Page came devastatingly close to qualifying for regionals as a diver. The top five scores advance, and his 259.05 trailed Connersville’s Mason Sullengerger by just .85 points. Though he was disappointed, Maxwell said, he will be in prime position to make his first regional cut next year.
Another bright spot Maxwell pointed to was that they will only lose one senior, Jake Mitchell, to graduation. Everyone else will return, which gives the coach hope for improvement next season.
“I’m encouraged,” Maxwell said. “We have five freshman coming in, and that will help, just on numbers alone.”

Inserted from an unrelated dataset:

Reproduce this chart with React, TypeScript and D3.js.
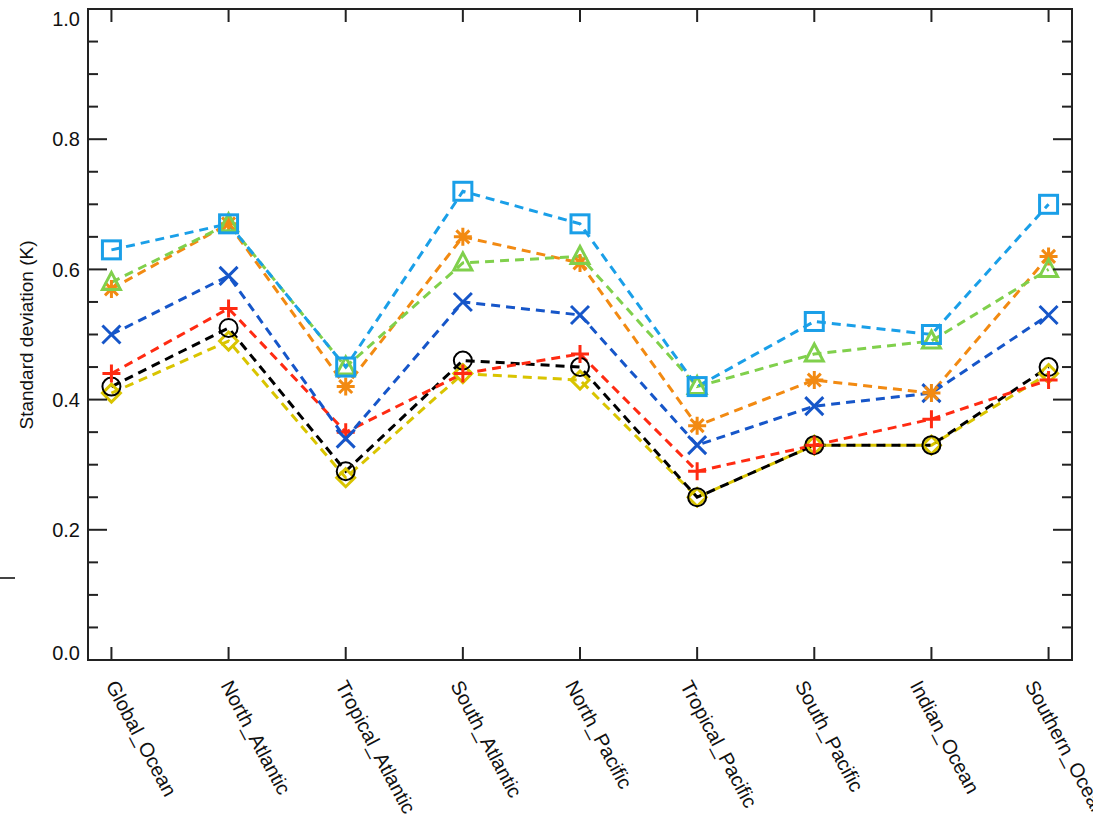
import React from "react";
import * as d3 from "d3";

const regions = [
  "Global_Ocean",
  "North_Atlantic",
  "Tropical_Atlantic",
  "South_Atlantic",
  "North_Pacific",
  "Tropical_Pacific",
  "South_Pacific",
  "Indian_Ocean",
  "Southern_Ocean",
];

const yTicks = [0.0, 0.2, 0.4, 0.6, 0.8, 1.0];

const yellowDiamond = [0.41, 0.49, 0.28, 0.44, 0.43, 0.25, 0.33, 0.33, 0.44];
const blackCircle = [0.42, 0.51, 0.29, 0.46, 0.45, 0.25, 0.33, 0.33, 0.45];
const redPlus = [0.44, 0.54, 0.35, 0.44, 0.47, 0.29, 0.33, 0.37, 0.43];
const blueCross = [0.5, 0.59, 0.34, 0.55, 0.53, 0.33, 0.39, 0.41, 0.53];
const orangeStar = [0.57, 0.67, 0.42, 0.65, 0.61, 0.36, 0.43, 0.41, 0.62];
const greenTriangle = [0.58, 0.67, 0.45, 0.61, 0.62, 0.42, 0.47, 0.49, 0.6];
const cyanSquare = [0.63, 0.67, 0.45, 0.72, 0.67, 0.42, 0.52, 0.5, 0.7];

type Series = { values: number[]; color: string; marker: string };

const series: Series[] = [
  { values: yellowDiamond, color: "#d9c400", marker: "diamond" },
  { values: blackCircle, color: "#000000", marker: "circle" },
  { values: redPlus, color: "#ff2b12", marker: "plus" },
  { values: blueCross, color: "#1656c9", marker: "cross" },
  { values: orangeStar, color: "#f28a12", marker: "star" },
  { values: greenTriangle, color: "#80d04c", marker: "triangle" },
  { values: cyanSquare, color: "#1a9fe8", marker: "square" },
];

const W = 1093;
const H = 818;
const left = 88;
const right = 1072;
const top = 9;
const bottom = 660;
const font = "'Liberation Sans', Arial, Helvetica, sans-serif";

function Marker({ kind, x, y, color }: { kind: string; x: number; y: number; color: string }) {
  const s = 9;
  const common = { fill: "none", stroke: color, strokeWidth: 3 };
  if (kind === "square")
    return <rect x={x - s} y={y - s} width={2 * s} height={2 * s} {...common} />;
  if (kind === "circle")
    return <circle cx={x} cy={y} r={s} fill="none" stroke={color} strokeWidth={2} />;
  if (kind === "diamond")
    return (
      <path d={`M${x},${y - s} L${x + s},${y} L${x},${y + s} L${x - s},${y} Z`} {...common} />
    );
  if (kind === "triangle")
    return (
      <path d={`M${x},${y - s - 1} L${x + s},${y + s - 2} L${x - s},${y + s - 2} Z`} {...common} />
    );
  if (kind === "plus")
    return <path d={`M${x - s},${y} H${x + s} M${x},${y - s} V${y + s}`} {...common} />;
  if (kind === "cross")
    return (
      <path d={`M${x - s},${y - s} L${x + s},${y + s} M${x - s},${y + s} L${x + s},${y - s}`} {...common} />
    );
  // asterisk
  const d = s * 0.72;
  return (
    <path
      d={`M${x - s},${y} H${x + s} M${x},${y - s} V${y + s} M${x - d},${y - d} L${x + d},${y + d} M${x - d},${y + d} L${x + d},${y - d}`}
      {...common}
    />
  );
}

export default function App() {
  const x = d3.scalePoint<string>().domain(regions).range([left, right]).padding(0.2);
  const y = d3.scaleLinear().domain([0, 1]).range([bottom, top]);
  // category labels are spaced slightly tighter than the ticks
  const labelX = d3
    .scalePoint<string>()
    .domain(regions)
    .range([x(regions[0]) as number, (x(regions[regions.length - 1]) as number) - 18]);
  const minor = d3.range(0, 1.0001, 0.05).filter((v) => Math.abs(v * 5 - Math.round(v * 5)) > 1e-6);

  const line = d3
    .line<number>()
    .x((_, i) => x(regions[i]) as number)
    .y((v) => y(v));

  return (
    <svg
      width={W}
      height={H}
      style={{ position: "absolute", left: 0, top: 0, background: "#fff" }}
      fontFamily={font}
    >
      <rect x={0} y={0} width={W} height={H} fill="#fff" />
      <line x1={0} x2={15} y1={578} y2={578} stroke="#444" strokeWidth={2} />

      {/* series lines, then markers on top */}
      {series.map((s, i) => (
        <path
          key={i}
          d={line(s.values) || ""}
          fill="none"
          stroke={s.color}
          strokeWidth={3}
          strokeDasharray="9,6"
        />
      ))}
      {series.map((s, i) => (
        <g key={"m" + i}>
          {s.values.map((v, j) => (
            <Marker key={j} kind={s.marker} x={x(regions[j]) as number} y={y(v)} color={s.color} />
          ))}
        </g>
      ))}

      {/* frame */}
      <rect x={left} y={top} width={right - left} height={bottom - top} fill="none" stroke="#222" strokeWidth={2} />

      {/* y ticks */}
      {yTicks.map((t) => (
        <g key={t}>
          <line x1={left} x2={left + 19} y1={y(t)} y2={y(t)} stroke="#222" strokeWidth={2} />
          <line x1={right} x2={right - 19} y1={y(t)} y2={y(t)} stroke="#222" strokeWidth={2} />
          <text
            x={80}
            y={Math.min(Math.max(y(t), 19), 653)}
            dy="0.36em"
            textAnchor="end"
            fontSize={20}
            fill="#111"
          >
            {t.toFixed(1)}
          </text>
        </g>
      ))}
      {minor.map((t) => (
        <g key={"n" + t}>
          <line x1={left} x2={left + 10} y1={y(t)} y2={y(t)} stroke="#222" strokeWidth={2} />
          <line x1={right} x2={right - 10} y1={y(t)} y2={y(t)} stroke="#222" strokeWidth={2} />
        </g>
      ))}

      {/* x ticks */}
      {regions.map((r) => (
        <g key={r}>
          <line x1={x(r)} x2={x(r)} y1={bottom} y2={bottom - 13} stroke="#222" strokeWidth={2} />
          <line x1={x(r)} x2={x(r)} y1={top} y2={top + 13} stroke="#222" strokeWidth={2} />
          <text
            transform={`translate(${labelX(r) as number},${682}) rotate(62)`}
            textAnchor="start"
            dy="0.35em"
            fontSize={20}
            fill="#111"
          >
            {r}
          </text>
        </g>
      ))}

      <text
        transform={`translate(33,${335}) rotate(-90)`}
        textAnchor="middle"
        fontSize={19}
        fill="#111"
      >
        Standard deviation (K)
      </text>
    </svg>
  );
}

Eastern Hancock set four new school records during Monday’s meet. Chris Walton, Stefano Provenzi, Jacob Stacy and Deven Grose clocked a Royals-best 1:58.34 in the 200 medley relay. Kohler Kerber set milestones in the 200 freestyle (2:04.33), the 100 butterfly (58.47) and as part of the 400 freestyle relay team (3:54.02), along with Grose, Stacy and Provenzi.
Kerber, a freshman, was the first Royal to ever break a minute in the 100 butterfly, and his fifth-place finish in the event was the best in Eastern Hancock sectional history.
“What a way to finish off the season,” said Eastern Hancock coach Derek McCormick, whose team broke eight school records this season. “The boys performed great. We had multiple lifetime bests, records and top-16 finishers. It was an excellent season.”